The singer’s childhood study of opera left her with an anxiety disorder that persists to this day. She always felt that vocal perfection was unattainable, and the feeling has worsened over the past two years. Disappearing into the womb-like woods was her only recourse. “I wanted to create a space that was truly the outside of my inside, a place that felt sacred in some way,” she says of her Walden-remote abode. “I couldn’t just buy someone else’s sacred space—I had to build my own. Being in the forest is the most natural feeling for me because that’s how I was raised—feeling like I’m a part of the ecosystem.”
Her daily routine begins with coffee, and can include chopping wood, sitting on the front porch with her cat Kosha and trying to identify exotic bird calls or long nature walks, where she often stumbles across wild turkeys, which are as surprised by her presence as she is theirs. “I got really into archery, too, so I’ve been shooting a bow,” she says.
Okovi (Sacred Bones) is as lush and verdant as those surroundings. It opens with “Doma,” with vocals wafting in gentle, snowy layers, then gets practically monastic on the synth-jagged “Exhumed,” a catacomb-echoed “Ash To Bone,” the buzzsawing “Remains,” a cascading instrumental called “Half Life” and the stomping, radiator-hissing “Siphon,” a study of the often inexplicable motivations for suicide.
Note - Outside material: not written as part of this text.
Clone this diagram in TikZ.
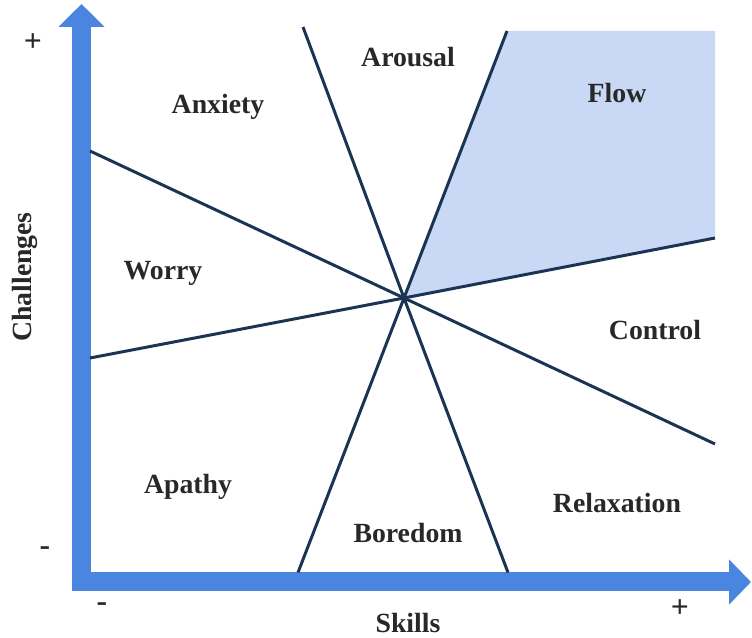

Some of the material was fueled by her own insecurity. Starting with 2009’s The Spoils, she’d released five gorgeous albums that she was beginning to think had fallen on deaf ears.
“I felt like my music wasn’t impacting anyone, and I wasn’t really confident that what I was doing was actually important,” she says. “So I was struggling against the meaninglessness of life and coming to terms with the fact that maybe life has no purpose.”
Now, in her quiescent cabin, this happy hermit is no longer contemplating the big picture, the immensity of being alive. “It’s easy to become overwhelmed, so I’ve been focusing on the tiniest moments of life—like seeing what new plants are growing—and just holding on to those and seeing their beauty,” she says. “Living in the countryside just feeds me.”